Aggregates coordinates into single arrays and collects all source DOIs.
- Parameters:
datasets (List[Dict]) – List of dataset dictionaries to merge.
- Returns:
Merged campaign datasets with combined coordinates.
- Return type:
List[Dict]
- cruiseplan.data.pangaea.read_doi_list(file_path: str | Path) list[str][source]
Read DOI list from text file, filtering out comments and empty lines.
- Parameters:
file_path (Union[str, Path]) – Path to DOI list file
- Returns:
List of DOI strings
- Return type:
list[str]
- Raises:
ValueError – If file cannot be read or contains no valid DOIs
- cruiseplan.data.pangaea.save_campaign_data(datasets: list[dict], file_path: str | Path, progress_callback: Callable[[str], None] | None = None, original_dataset_count: int | None = None) None[source]

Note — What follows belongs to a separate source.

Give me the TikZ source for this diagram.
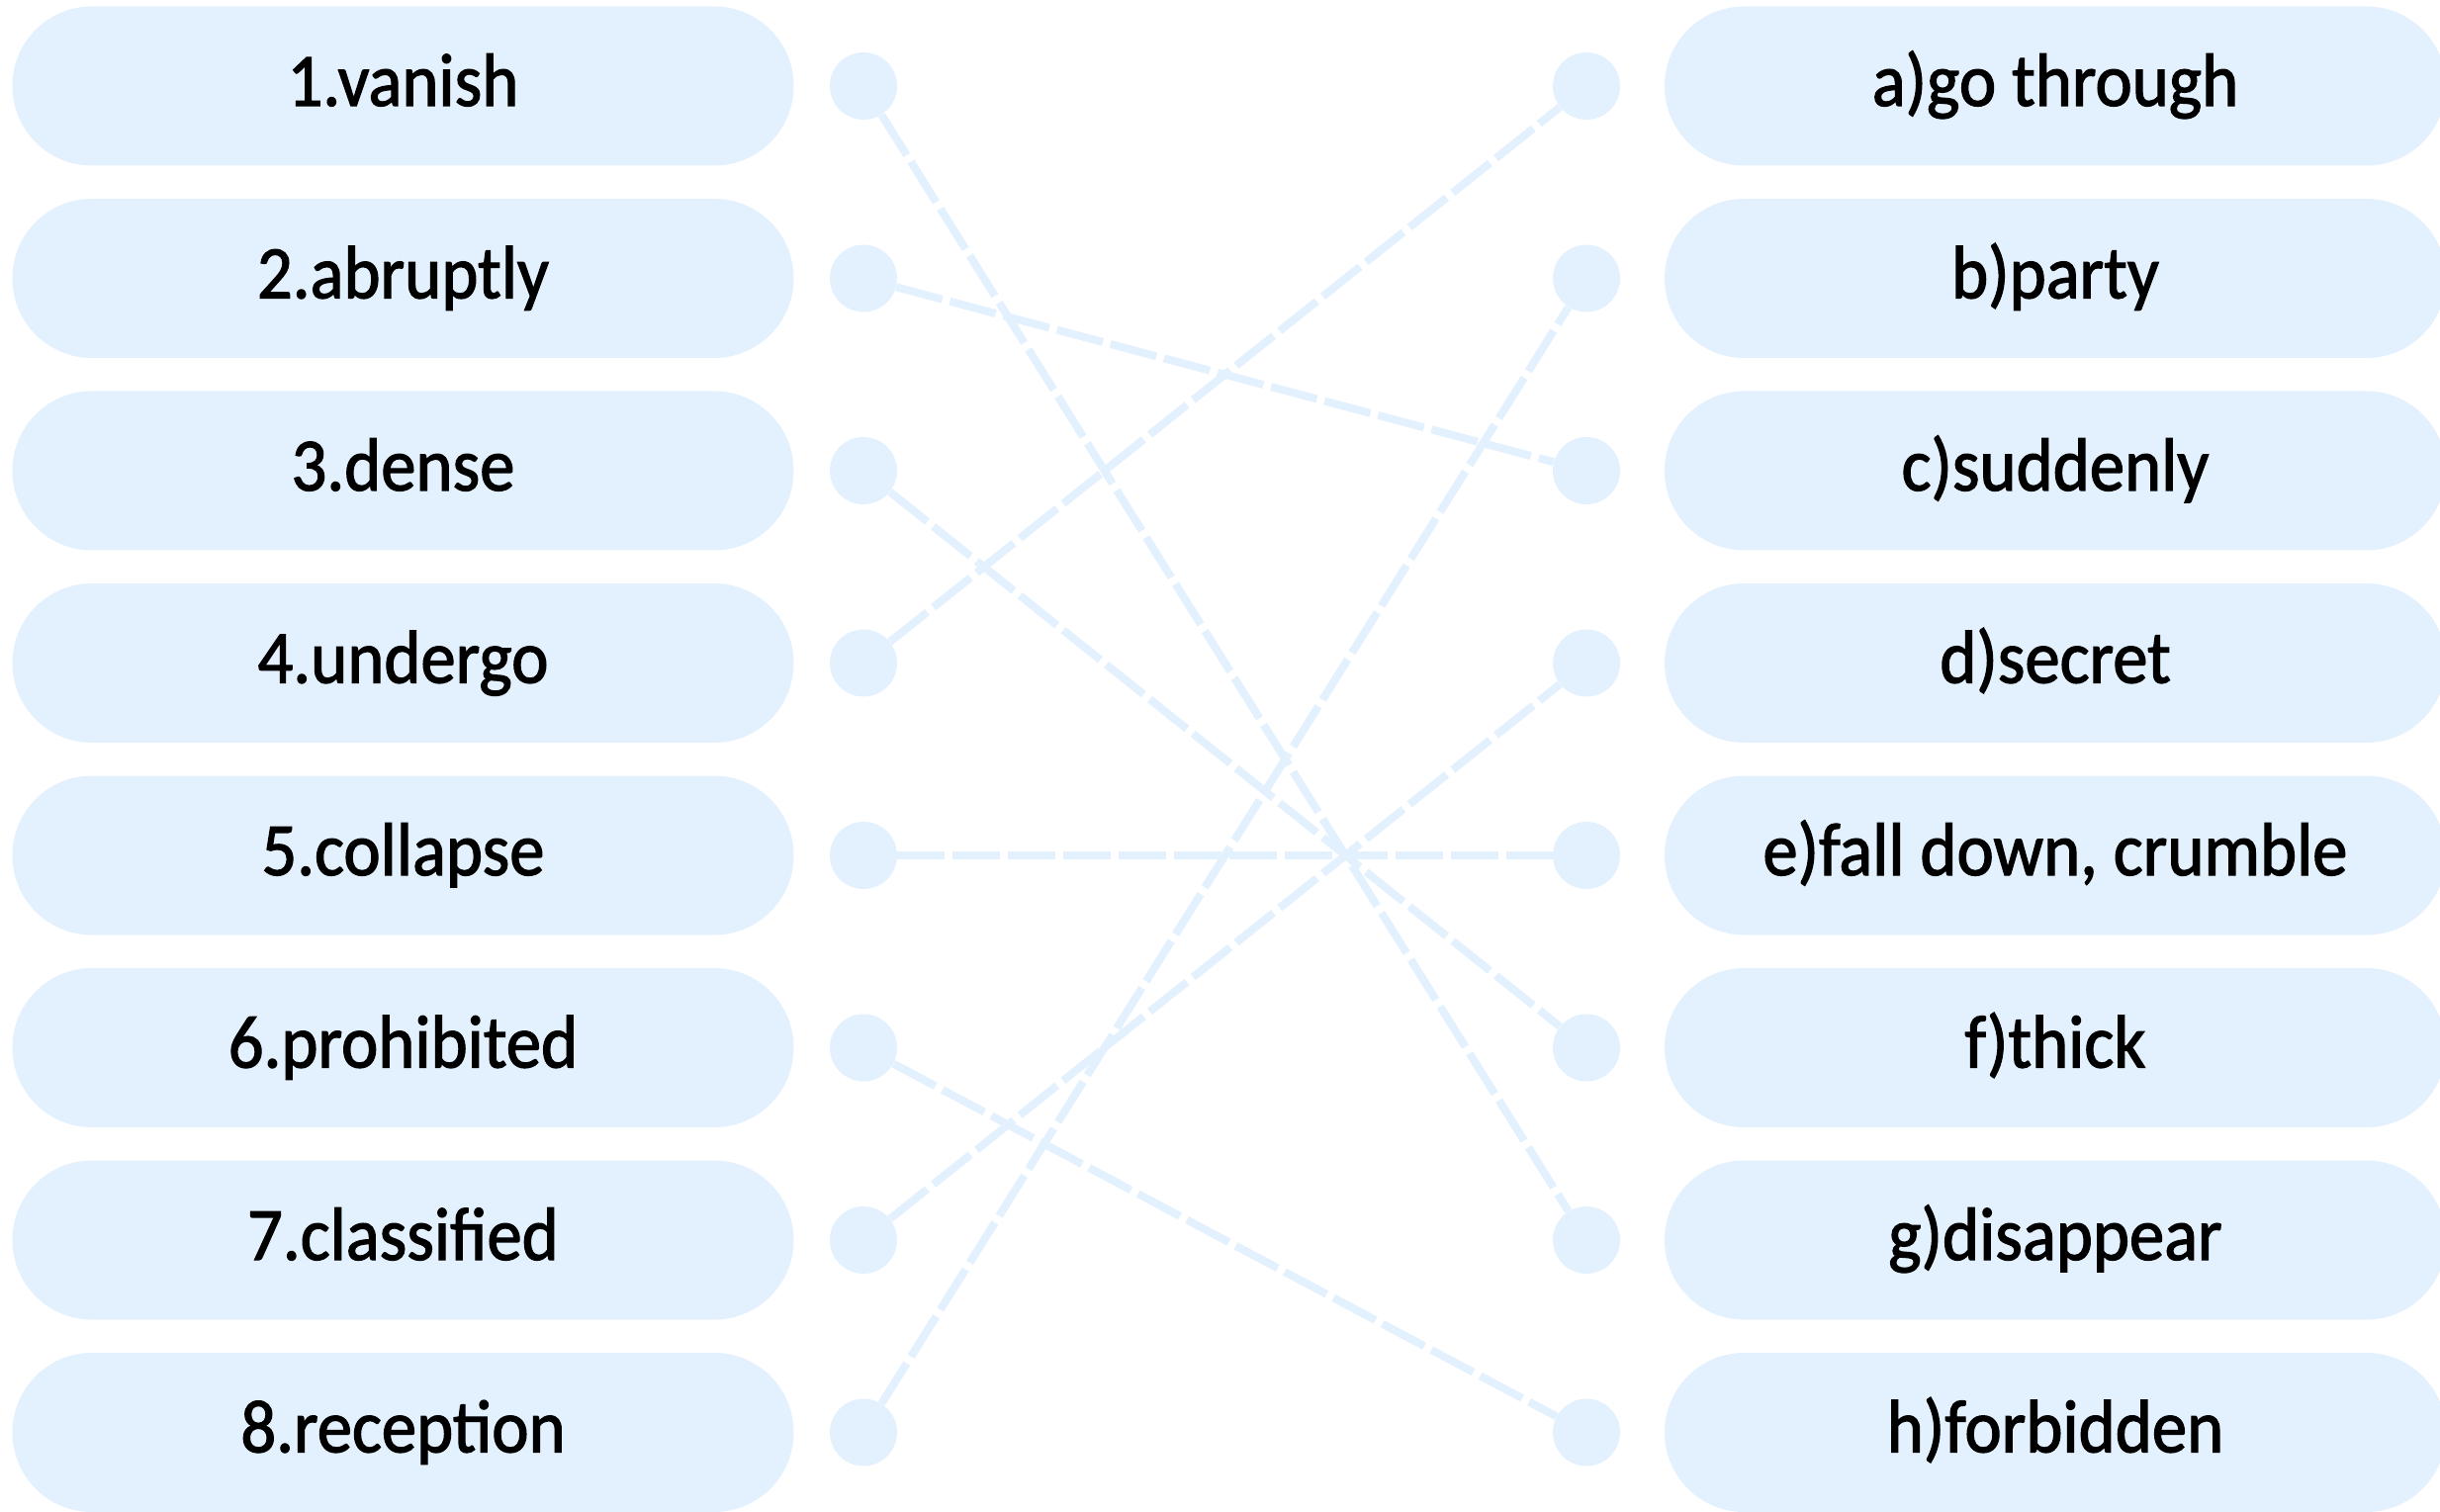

Save PANGAEA datasets to pickle file.
- Parameters:
datasets (List[Dict]) – List of dataset dictionaries to save.
file_path (Union[str, Path]) – Output file path for the pickle file.
progress_callback (Optional[Callable[[str], None]], optional) – Optional function(message) for progress updates.
original_dataset_count (Optional[int], optional) – Optional count of datasets before merging for summary.
- Raises:
ValueError – If there’s an error saving the file.